● STATED GOAL: Skip the pictures, please, and write out exactly the lines from the opening of the data through the line containing "-0.0679,-0.0701,-0.0712,-0.0732,-0.0736,-0.0746,-0.0763];".
::::::::
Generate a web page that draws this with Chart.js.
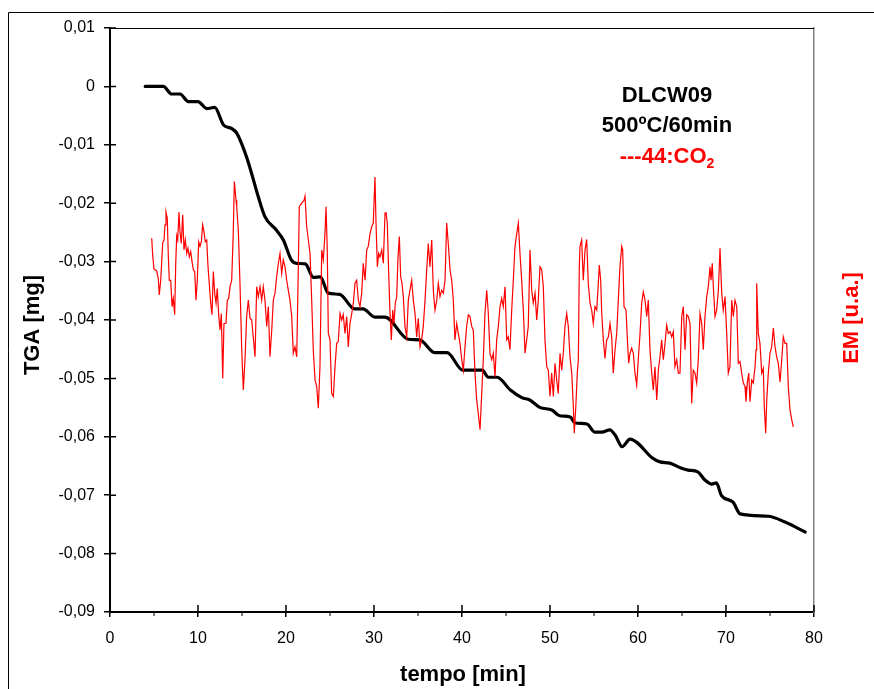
<!DOCTYPE html>
<html>
<head>
<meta charset="utf-8">
<script src="https://cdn.jsdelivr.net/npm/chart.js@4"></script>
<style>
  body { margin: 0; background: #fff; }
</style>
</head>
<body>
<canvas id="tgaChart" width="874" height="689"></canvas>
<script>
// TGA curve (black) - tempo [min] / mass [mg]
const tgaTime = [4.0,6.06,7.0,7.95,8.9,10.0,11.0,11.9,12.9,13.8,
  14.4,15.5,16.3,16.85,17.6,18.9,19.7,20.6,21.2,22.2,
  23.1,23.9,24.8,26.1,27.8,28.75,30.1,31.25,33.9,35.2,
  36.9,38.3,40.1,42.3,43.0,44.0,45.5,46.8,47.7,48.9,
  50.2,51.1,52.3,52.8,54.2,55.1,55.9,56.8,57.4,58.2,
  59.1,59.9,61.6,62.5,63.6,64.8,65.7,66.8,67.6,68.4,
  68.9,69.5,70.8,71.6,74.8,76.7,79.0];
const tgaMass = [0,0,-0.0013,-0.0013,-0.0026,-0.0026,-0.0038,-0.0036,-0.0066,-0.0072,
  -0.008,-0.012,-0.016,-0.0189,-0.0223,-0.0246,-0.0263,-0.0297,-0.0303,-0.0304,
  -0.0327,-0.0326,-0.0354,-0.0356,-0.0381,-0.0381,-0.0395,-0.0395,-0.0433,-0.0434,
  -0.0456,-0.0456,-0.0486,-0.0486,-0.0498,-0.0498,-0.052,-0.0533,-0.0537,-0.055,
  -0.0554,-0.0564,-0.0566,-0.0576,-0.0578,-0.0592,-0.0592,-0.0588,-0.0597,-0.0617,
  -0.0604,-0.061,-0.0636,-0.0643,-0.0645,-0.0653,-0.0657,-0.066,-0.0674,-0.0681,
  -0.0679,-0.0701,-0.0712,-0.0732,-0.0736,-0.0746,-0.0763];

// EM signal 44:CO2 (red), arbitrary units 0-100
const emTime = [4.74,4.85,5.0,5.31,5.49,5.6,5.76,5.88,5.99,6.14,
  6.25,6.36,6.51,6.63,6.74,6.9,7.05,7.19,7.35,7.47,
  7.58,7.69,7.84,7.95,8.1,8.26,8.41,8.56,8.72,8.86,
  9.01,9.17,9.32,9.47,9.63,9.77,9.92,10.08,10.23,10.38,
  10.53,10.68,10.83,10.99,11.14,11.28,11.44,11.59,11.74,11.9,
  12.05,12.19,12.35,12.5,12.65,12.81,12.95,13.18,13.33,13.49,
  13.64,13.83,14.01,14.13,14.32,14.4,14.58,14.77,14.97,15.15,
  15.34,15.53,15.72,15.91,16.1,16.28,16.48,16.67,16.85,17.05,
  17.24,17.42,17.61,17.81,17.99,18.18,18.38,18.56,18.75,18.94,
  19.13,19.32,19.51,19.69,19.89,20.08,20.26,20.45,20.65,20.83,
  21.02,21.22,21.4,21.51,21.78,22.05,22.16,22.35,22.73,22.92,
  23.1,23.3,23.49,23.67,23.86,24.06,24.24,24.43,24.55,24.69,
  24.81,25.0,25.19,25.38,25.57,25.76,25.94,26.14,26.33,26.51,
  26.7,26.9,27.08,27.27,27.47,27.65,27.84,28.03,28.22,28.41,
  28.6,28.78,28.98,29.17,29.35,29.55,29.74,29.92,30.11,30.23,
  30.38,30.53,30.68,30.88,31.06,31.25,31.36,31.51,31.67,31.82,
  31.97,32.13,32.27,32.42,32.58,32.73,32.88,33.03,33.18,33.33,
  33.52,33.72,33.9,34.09,34.28,34.47,34.66,34.85,35.03,35.23,
  35.42,35.6,35.8,35.99,36.17,36.36,36.56,36.74,36.93,37.13,
  37.31,37.5,37.69,37.88,38.07,38.26,38.44,38.64,38.83,39.01,
  39.2,39.4,39.58,39.77,39.97,40.15,40.34,40.53,40.72,40.91,
  41.1,41.28,41.48,41.67,41.85,42.05,42.24,42.42,42.61,42.81,
  42.99,43.18,43.38,43.56,43.75,43.94,44.13,44.32,44.51,44.69,
  44.89,45.08,45.26,45.45,45.65,45.83,46.02,46.22,46.4,46.59,
  46.78,46.97,47.16,47.35,47.53,47.73,47.92,48.1,48.3,48.49,
  48.67,48.86,49.06,49.24,49.43,49.63,49.81,50.0,50.19,50.38,
  50.57,50.76,50.94,51.14,51.33,51.51,51.7,51.9,52.08,52.27,
  52.47,52.65,52.76,52.95,53.1,53.22,53.33,53.41,53.6,53.78,
  53.98,54.17,54.35,54.55,54.74,54.92,55.11,55.31,55.49,55.6,
  55.76,55.88,56.06,56.25,56.44,56.63,56.82,57.01,57.19,57.39,
  57.58,57.76,57.95,58.15,58.26,58.41,58.64,58.78,58.94,59.09,
  59.28,59.47,59.66,59.85,60.03,60.23,60.42,60.6,60.8,60.99,
  61.17,61.36,61.56,61.74,61.93,62.13,62.31,62.5,62.69,62.88,
  63.07,63.26,63.44,63.64,63.83,64.01,64.2,64.4,64.58,64.77,
  64.97,65.15,65.34,65.53,65.72,65.91,66.1,66.28,66.48,66.67,
  66.85,67.05,67.24,67.42,67.61,67.81,67.99,68.18,68.3,68.44,
  68.56,68.75,68.94,69.13,69.32,69.51,69.69,69.89,70.08,70.26,
  70.45,70.65,70.83,71.02,71.22,71.4,71.59,71.78,71.97,72.16,
  72.27,72.42,72.58,72.73,72.92,73.1,73.3,73.41,73.49,73.67,
  73.86,74.06,74.24,74.35,74.51,74.63,74.81,75.0,75.19,75.38,
  75.57,75.76,75.94,76.14,76.33,76.51,76.7,76.9,77.08,77.27,
  77.47,77.65];
const emSignal = [64.0,61.1,58.7,58.4,57.1,54.3,56.8,60.0,63.2,63.7,
  66.3,68.5,67.4,60.8,56.8,56.8,52.3,53.7,50.9,59.7,
  64.4,63.7,68.5,65.1,63.1,68.0,62.0,63.7,61.4,62.3,
  60.8,61.7,60.0,58.6,58.3,53.4,56.8,63.4,62.6,63.4,
  66.3,65.1,63.4,63.7,59.1,56.3,52.9,50.9,58.3,54.6,
  52.9,55.4,50.9,48.3,51.1,40.0,49.4,49.4,53.4,53.7,
  55.7,56.8,65.1,73.7,70.5,69.4,65.4,56.3,44.9,38.0,
  43.2,50.6,53.4,50.3,50.0,47.1,43.7,55.7,54.0,55.7,
  53.4,55.7,53.4,48.9,52.3,43.7,48.3,53.4,54.6,57.4,
  59.7,61.4,58.0,60.3,59.1,56.8,55.1,53.4,50.6,44.3,
  45.4,43.7,59.1,69.4,70.0,70.5,71.2,66.0,61.4,53.4,
  44.9,39.7,38.6,34.9,42.0,62.0,60.3,64.8,69.4,62.0,
  47.7,46.6,37.4,36.9,42.0,46.0,46.3,51.1,50.0,50.9,
  47.7,50.6,45.4,49.4,51.1,52.9,56.3,56.8,53.4,52.3,
  54.6,59.7,56.8,62.0,62.6,64.8,66.0,66.6,74.5,66.6,
  59.1,61.4,60.8,62.0,59.7,68.3,68.5,66.6,58.0,51.1,
  46.6,51.7,49.4,52.9,54.0,60.8,64.3,57.4,56.3,54.0,
  48.9,47.1,53.4,55.1,56.8,53.4,51.1,47.1,50.3,45.4,
  46.6,48.9,53.4,58.6,63.1,59.1,63.7,55.1,51.7,53.4,
  56.3,54.0,55.1,54.6,56.8,66.6,63.1,58.6,56.8,53.4,
  46.6,49.4,47.7,46.0,43.2,41.4,45.4,48.9,50.9,50.6,
  48.9,48.3,40.9,36.3,34.0,31.2,37.4,43.2,51.1,55.1,
  51.1,44.3,43.2,44.3,40.3,46.6,48.9,52.3,53.7,52.3,
  55.7,46.6,47.1,44.9,51.7,56.8,62.6,64.8,66.6,61.4,
  56.8,51.7,44.3,46.6,48.9,62.0,55.1,52.9,54.6,50.0,
  53.4,59.1,58.6,55.7,46.6,42.0,41.4,36.9,40.9,36.9,
  42.6,39.7,37.4,44.3,41.4,44.3,48.9,51.1,48.9,43.7,
  40.9,35.2,30.6,35.7,40.9,43.2,59.1,62.6,63.7,56.8,
  62.0,63.8,56.3,52.9,51.7,49.4,52.3,51.7,56.3,59.4,
  56.8,51.1,46.6,43.4,46.6,47.1,49.4,47.1,40.9,44.9,
  47.7,53.4,59.1,62.6,62.0,52.3,51.7,47.1,42.6,44.3,
  45.2,44.3,40.9,38.9,43.2,47.7,52.9,54.8,53.4,50.6,
  53.4,44.9,40.9,38.0,42.0,36.3,41.4,43.7,46.6,43.2,
  46.0,49.1,47.7,48.0,47.1,48.0,42.0,43.2,40.9,40.9,
  50.6,52.3,44.9,50.9,50.6,49.4,35.7,41.4,40.9,39.2,
  43.2,51.1,49.4,44.9,50.6,54.0,55.7,59.1,56.8,59.7,
  55.7,50.6,51.7,55.1,62.3,54.6,51.7,54.0,47.7,40.9,
  42.0,53.4,50.6,53.4,52.3,42.6,42.9,40.9,39.2,38.6,
  36.0,39.2,40.9,36.0,39.7,39.2,42.0,44.9,56.3,47.7,
  46.0,40.9,41.7,35.2,30.6,36.3,40.9,44.3,45.4,48.6,
  45.4,43.7,42.6,39.4,43.2,47.1,46.0,46.0,38.6,34.6,
  32.9,31.7];

const xRange = [0, 80];
const yRange = [-0.09, 0.01];
const emRange = [0, 100];

const FONT = "Arial, 'Liberation Sans', sans-serif";

const fmtTick = (v) => {
  if (Math.abs(v) < 1e-9) return '0';
  return v.toFixed(2).replace('.', ',');
};

const decor = {
  id: 'decor',
  beforeDraw(chart) {
    const ctx = chart.ctx;
    ctx.save();
    ctx.fillStyle = '#fff';
    ctx.fillRect(0, 0, chart.width, chart.height);
    ctx.restore();
  },
  afterDraw(chart) {
    const { ctx, chartArea: a, scales: { x, y } } = chart;
    ctx.save();
    ctx.strokeStyle = '#000';

    // outer frame
    ctx.lineWidth = 1;
    ctx.beginPath();
    ctx.moveTo(8.5, chart.height);
    ctx.lineTo(8.5, 12.5);
    ctx.lineTo(chart.width, 12.5);
    ctx.stroke();

    // top border of the plot
    ctx.beginPath();
    ctx.moveTo(a.left, a.top + 0.5);
    ctx.lineTo(a.right, a.top + 0.5);
    ctx.stroke();

    // inner halves of the major ticks
    ctx.lineWidth = 1.5;
    ctx.beginPath();
    y.ticks.forEach((t) => {
      const py = y.getPixelForValue(t.value);
      ctx.moveTo(a.left, py);
      ctx.lineTo(a.left + 6, py);
    });
    x.ticks.forEach((t) => {
      const px = x.getPixelForValue(t.value);
      ctx.moveTo(px, a.bottom);
      ctx.lineTo(px, a.bottom - 7);
    });
    ctx.stroke();

    // minor x ticks
    ctx.lineWidth = 1;
    ctx.beginPath();
    for (let v = 5; v < xRange[1]; v += 10) {
      const px = x.getPixelForValue(v);
      ctx.moveTo(px, a.bottom);
      ctx.lineTo(px, a.bottom + 4);
    }
    ctx.stroke();

    // axis titles
    ctx.font = 'bold 22px ' + FONT;
    ctx.textAlign = 'center';
    ctx.textBaseline = 'middle';
    ctx.fillStyle = '#000';
    ctx.fillText('tempo [min]', 463, 675);

    ctx.save();
    ctx.translate(33, 325);
    ctx.rotate(-Math.PI / 2);
    ctx.fillText('TGA [mg]', 0, 0);
    ctx.restore();

    ctx.save();
    ctx.translate(852, 318);
    ctx.rotate(-Math.PI / 2);
    ctx.fillStyle = '#ff0000';
    ctx.fillText('EM [u.a.]', 0, 0);
    ctx.restore();

    // annotation
    const cx = 667;
    ctx.textBaseline = 'alphabetic';
    ctx.fillText('DLCW09', cx, 102);
    ctx.fillText('500ºC/60min', cx, 132);
    ctx.fillStyle = '#ff0000';
    const main = '---44:CO';
    const w1 = ctx.measureText(main).width;
    ctx.font = 'bold 14px ' + FONT;
    const w2 = ctx.measureText('2').width;
    const sx = cx - (w1 + w2) / 2;
    ctx.textAlign = 'left';
    ctx.fillText('2', sx + w1, 168);
    ctx.font = 'bold 22px ' + FONT;
    ctx.fillText(main, sx, 163);

    ctx.restore();
  },
};

new Chart(document.getElementById('tgaChart'), {
  type: 'line',
  data: {
    datasets: [
      {
        label: 'EM 44:CO2',
        data: emTime.map((t, i) => ({ x: t, y: emSignal[i] })),
        yAxisID: 'y2',
        borderColor: '#ff0000',
        borderWidth: 1.2,
        pointRadius: 0,
        tension: 0,
        order: 1,
      },
      {
        label: 'TGA',
        data: tgaTime.map((t, i) => ({ x: t, y: tgaMass[i] })),
        yAxisID: 'y',
        borderColor: '#000',
        borderWidth: 3.2,
        pointRadius: 0,
        cubicInterpolationMode: 'monotone',
        borderJoinStyle: 'round',
        borderCapStyle: 'round',
        order: 2,
      },
    ],
  },
  options: {
    responsive: false,
    animation: false,
    layout: { padding: { top: 28, left: 0, right: 0, bottom: 0 } },
    plugins: { legend: { display: false }, tooltip: { enabled: false } },
    scales: {
      x: {
        type: 'linear',
        min: xRange[0],
        max: xRange[1],
        ticks: { stepSize: 10, color: '#000', font: { family: FONT, size: 16 }, padding: 12, maxRotation: 0 },
        grid: { drawOnChartArea: false, tickLength: 5, color: '#000', lineWidth: 1.5 },
        border: { color: '#000', width: 2 },
        afterFit: (s) => { s.height = 77; },
      },
      y: {
        type: 'linear',
        position: 'left',
        min: yRange[0],
        max: yRange[1],
        ticks: { stepSize: 0.01, color: '#000', font: { family: FONT, size: 16 }, padding: 9, callback: fmtTick },
        grid: { drawOnChartArea: false, tickLength: 6, color: '#000', lineWidth: 1.5 },
        border: { color: '#000', width: 2 },
        afterFit: (s) => { s.width = 110; },
      },
      y2: {
        type: 'linear',
        position: 'right',
        min: emRange[0],
        max: emRange[1],
        ticks: { display: false },
        grid: { drawOnChartArea: false, drawTicks: false },
        border: { color: '#808080', width: 1.5 },
        afterFit: (s) => { s.width = 60; },
      },
    },
  },
  plugins: [decor],
});
</script>
</body>
</html>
::::::::
● OUTPUT:
Generate a web page that draws this with Chart.js.
<!DOCTYPE html>
<html>
<head>
<meta charset="utf-8">
<script src="https://cdn.jsdelivr.net/npm/chart.js@4"></script>
<style>
  body { margin: 0; background: #fff; }
</style>
</head>
<body>
<canvas id="tgaChart" width="874" height="689"></canvas>
<script>
// TGA curve (black) - tempo [min] / mass [mg]
const tgaTime = [4.0,6.06,7.0,7.95,8.9,10.0,11.0,11.9,12.9,13.8,
  14.4,15.5,16.3,16.85,17.6,18.9,19.7,20.6,21.2,22.2,
  23.1,23.9,24.8,26.1,27.8,28.75,30.1,31.25,33.9,35.2,
  36.9,38.3,40.1,42.3,43.0,44.0,45.5,46.8,47.7,48.9,
  50.2,51.1,52.3,52.8,54.2,55.1,55.9,56.8,57.4,58.2,
  59.1,59.9,61.6,62.5,63.6,64.8,65.7,66.8,67.6,68.4,
  68.9,69.5,70.8,71.6,74.8,76.7,79.0];
const tgaMass = [0,0,-0.0013,-0.0013,-0.0026,-0.0026,-0.0038,-0.0036,-0.0066,-0.0072,
  -0.008,-0.012,-0.016,-0.0189,-0.0223,-0.0246,-0.0263,-0.0297,-0.0303,-0.0304,
  -0.0327,-0.0326,-0.0354,-0.0356,-0.0381,-0.0381,-0.0395,-0.0395,-0.0433,-0.0434,
  -0.0456,-0.0456,-0.0486,-0.0486,-0.0498,-0.0498,-0.052,-0.0533,-0.0537,-0.055,
  -0.0554,-0.0564,-0.0566,-0.0576,-0.0578,-0.0592,-0.0592,-0.0588,-0.0597,-0.0617,
  -0.0604,-0.061,-0.0636,-0.0643,-0.0645,-0.0653,-0.0657,-0.066,-0.0674,-0.0681,
  -0.0679,-0.0701,-0.0712,-0.0732,-0.0736,-0.0746,-0.0763];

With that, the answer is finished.